The Budget announced measures to boost local manufacturing of electric vehicles in the form of higher customs duty on semi-knocked down (SKD), completely built units (CBU) and completely knocked down (CKD) kits on various EVs, as well as a proposal to “extend handholding support – for technology upgradations, R&D, business strategy etc” in the auto components sector. However, it lacked initiatives that directly addressed the automobile industry. It also proposed an increase in custom duty on CBUs of commercial vehicles other than electric vehicles.

Struggling sector

This is even as the automobile sector is grappling with one of the worst slowdowns it has seen in decades. Kuna’s struggles, for instance, speak of a larger malaise that has afflicted the automobile sector.

Over two lakh jobs were cut across automobile dealerships in just four months, with 286 dealerships also shutting shop between January 2018 and April 2019.

“The Indian automobile industry was looking forward to some direct benefits in the Budget, which could have helped in reviving demand in the context of the current slowdown and huge investments made by the industry for transition to BS-VI and from that aspect, the Budget speech was not what we were expecting,” said Rajan Wadhera, President, Society of Indian Automobile Manufacturers.

Pawan Goenka, Managing Director, Mahindra & Mahindra, said the implementation of a scrappage policy would have helped revive demand. Taking into consideration the increase in price set to happen due to the BS-VI transition, at least this cost increase could have been made GST neutral, he said. An incentive on buying would have been welcome as well, he said.
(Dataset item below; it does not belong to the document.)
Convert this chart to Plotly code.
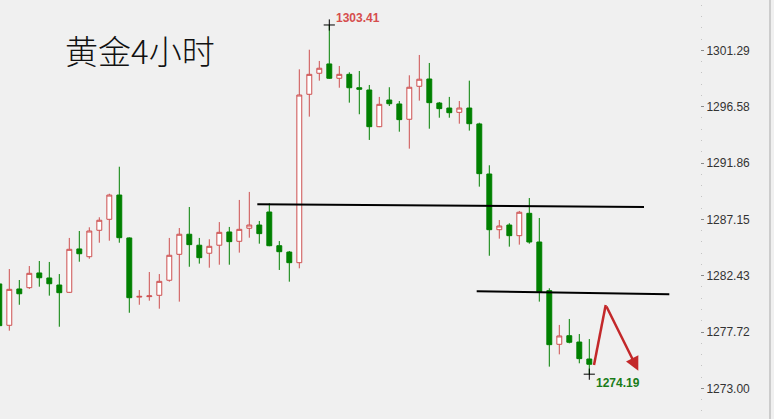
import plotly.graph_objects as go

# ---- data (4-hour gold candles) ----
bar_index = list(range(60))
opens = [1281.74, 1278.28, 1281.32, 1281.43, 1282.66, 1282.24, 1281.65, 1281.04, 1284.67, 1284.02,
         1286.23, 1287.15, 1289.18, 1285.59, 1280.64, 1280.68, 1280.79, 1282.05, 1284.22, 1285.90,
         1284.98, 1284.31, 1284.98, 1286.09, 1285.31, 1286.40, 1286.67, 1287.76, 1284.94, 1284.41,
         1283.52, 1297.61, 1299.37, 1300.15, 1298.95, 1299.28, 1298.16, 1297.97, 1294.90, 1297.13,
         1296.80, 1295.52, 1298.28, 1298.89, 1296.88, 1296.46, 1296.10, 1296.46, 1295.13, 1290.94,
         1286.28, 1286.67, 1285.78, 1287.65, 1285.25, 1281.18, 1276.69, 1277.41, 1276.88, 1275.46]
highs = [1282.07, 1282.99, 1282.07, 1283.24, 1283.66, 1283.58, 1282.57, 1285.59, 1286.17, 1286.48,
         1287.32, 1289.29, 1291.55, 1285.64, 1281.23, 1282.74, 1282.57, 1285.59, 1286.42, 1288.18,
         1285.59, 1285.48, 1286.92, 1286.51, 1288.77, 1289.44, 1287.01, 1288.49, 1285.33, 1284.50,
         1299.70, 1301.34, 1300.40, 1303.41, 1299.98, 1299.45, 1299.56, 1298.39, 1297.39, 1298.20,
         1297.05, 1299.20, 1300.90, 1300.23, 1296.97, 1297.39, 1297.05, 1298.75, 1295.23, 1291.67,
         1287.09, 1286.82, 1287.85, 1288.93, 1287.26, 1281.38, 1278.31, 1278.81, 1277.55, 1277.13]
lows = [1277.89, 1277.83, 1280.00, 1281.32, 1281.51, 1280.76, 1278.16, 1280.99, 1283.60, 1283.85,
        1285.19, 1285.36, 1285.19, 1279.33, 1280.00, 1280.34, 1279.67, 1281.93, 1280.26, 1283.18,
        1283.44, 1283.10, 1283.35, 1283.35, 1284.36, 1285.61, 1285.11, 1284.90, 1282.91, 1281.93,
        1283.05, 1295.74, 1298.75, 1298.90, 1298.16, 1296.91, 1295.94, 1293.79, 1294.86, 1296.63,
        1294.48, 1293.06, 1297.08, 1294.73, 1295.65, 1295.65, 1295.15, 1294.57, 1289.88, 1284.10,
        1285.53, 1284.86, 1285.03, 1285.11, 1280.26, 1274.82, 1275.85, 1276.77, 1275.10, 1274.19]
closes = [1278.25, 1281.29, 1280.92, 1282.63, 1282.26, 1281.76, 1281.01, 1284.64, 1284.27, 1286.17,
          1287.07, 1289.18, 1285.61, 1280.59, 1280.70, 1280.74, 1281.96, 1284.14, 1285.90, 1285.03,
          1283.94, 1284.89, 1286.06, 1285.28, 1286.31, 1286.67, 1285.95, 1284.94, 1284.44, 1283.52,
          1297.55, 1299.28, 1299.79, 1298.95, 1299.28, 1298.16, 1298.03, 1294.90, 1296.77, 1296.82,
          1295.49, 1298.20, 1298.87, 1296.91, 1296.41, 1296.07, 1296.46, 1295.15, 1290.97, 1286.28,
          1286.59, 1285.78, 1287.74, 1285.25, 1281.09, 1276.66, 1277.39, 1276.86, 1275.49, 1275.02]

price_ticks = [1273.00, 1277.72, 1282.43, 1287.15, 1291.86, 1296.58, 1301.29]
price_tick_labels = ["1273.00", "1277.72", "1282.43", "1287.15", "1291.86", "1296.58", "1301.29"]

# extremes marked on the chart
high_mark = (33, 1303.41)
low_mark = (59, 1274.19)

# hand-drawn level lines: (x0, y0, x1, y1) in bar index / price
level_lines = [(25.8, 1288.41, 64.47, 1288.18),
               (47.74, 1281.13, 67.0, 1280.87)]

# hand-drawn forecast arrow
arrow_x = [59.47, 60.64, 63.9]
arrow_y = [1274.96, 1279.98, 1274.48]

title_text = "黄金4小时"

BG = "#f0f0f0"
RED = "#cd4f4f"
GREEN = "#008000"
ARROW_RED = "#c3282a"

fig = go.Figure()
fig.add_trace(go.Candlestick(
    x=bar_index, open=opens, high=highs, low=lows, close=closes,
    increasing=dict(line=dict(color=RED, width=1), fillcolor="#ffffff"),
    decreasing=dict(line=dict(color=GREEN, width=1), fillcolor=GREEN),
    whiskerwidth=0, showlegend=False, hoverinfo="skip",
))

fig.add_trace(go.Scatter(
    x=[high_mark[0], low_mark[0]], y=[high_mark[1], low_mark[1]],
    mode="markers",
    marker=dict(symbol="cross-thin", size=8, line=dict(color="#000000", width=1)),
    showlegend=False, hoverinfo="skip",
))

# first leg of the arrow
fig.add_trace(go.Scatter(
    x=arrow_x[:2], y=arrow_y[:2], mode="lines",
    line=dict(color=ARROW_RED, width=2.5), showlegend=False, hoverinfo="skip",
))

shapes = []
for (x0, y0, x1, y1) in level_lines:
    shapes.append(dict(type="line", xref="x", yref="y", x0=x0, y0=y0, x1=x1, y1=y1,
                       line=dict(color="#000000", width=2)))
# separator of the price scale panel
shapes.append(dict(type="line", xref="paper", yref="paper", x0=770 / 700, x1=770 / 700,
                   y0=0, y1=1, line=dict(color="#a8a8a8", width=1)))

annotations = [
    dict(x=arrow_x[2], y=arrow_y[2], ax=arrow_x[1], ay=arrow_y[1],
         xref="x", yref="y", axref="x", ayref="y", text="", showarrow=True,
         arrowhead=2, arrowsize=1.1, arrowwidth=2.5, arrowcolor=ARROW_RED),
    dict(x=high_mark[0], y=high_mark[1], xref="x", yref="y", text="<b>1303.41</b>",
         showarrow=False, xanchor="left", yanchor="middle", xshift=5, yshift=7,
         font=dict(family="Liberation Sans, Arial", size=12, color="#d64d4d")),
    dict(x=low_mark[0], y=low_mark[1], xref="x", yref="y", text="<b>1274.19</b>",
         showarrow=False, xanchor="left", yanchor="middle", xshift=5, yshift=-9,
         font=dict(family="Liberation Sans, Arial", size=12, color="#1a7d1a")),
    dict(x=63 / 700, y=1 - 50 / 419, xref="paper", yref="paper", text=title_text,
         showarrow=False, xanchor="left", yanchor="middle",
         font=dict(family="Noto Sans CJK SC", size=33, color="#111111", weight=300)),
]

fig.update_layout(
    width=774, height=419,
    margin=dict(l=0, r=74, t=0, b=0),
    paper_bgcolor=BG, plot_bgcolor=BG,
    shapes=shapes, annotations=annotations,
    xaxis=dict(range=[0.07, 70.07], visible=False, rangeslider=dict(visible=False),
               showgrid=False, zeroline=False),
    yaxis=dict(range=[1270.44, 1305.50], side="right", showgrid=False, zeroline=False,
               tickvals=price_ticks, ticktext=price_tick_labels,
               ticks="outside", ticklen=3, tickcolor="#8a8a8a",
               tickfont=dict(family="Liberation Sans, Arial", size=12, color="#333333"),
               minor=dict(dtick=0.943, tick0=1273.0, ticks="outside", ticklen=1,
                          tickcolor="#c4c4c4"),
               showline=False),
    hovermode=False,
)

fig.write_html("out.html", config={"displayModeBar": False},
               post_script="document.body.style.margin='0';")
The Budget lacked measures to immediately revive demand, he added.

Sohinder Gill, Director General, Society of Manufacturers of Electric Vehicles (SMEV), said the increased customs duty on SKD, CKD and CBU models of EVs is in line with the government’s Make in India initiative, and a step towards forcing manufacturers to localise.

Players such as MG Motors and Hyundai, which are only assembling their EVs in the country, are expected to be impacted by this move.

Rajeev Chaba, President & Managing Diirector, MG Motor India, said in a statement, referring to the company’s new ZS EV model: “We feel that the customs duty hike on EVs assembled in India from 10 per cent to 15 per cent is a bit harsh, as this may impact the nascent category which was beginning to expand of late.”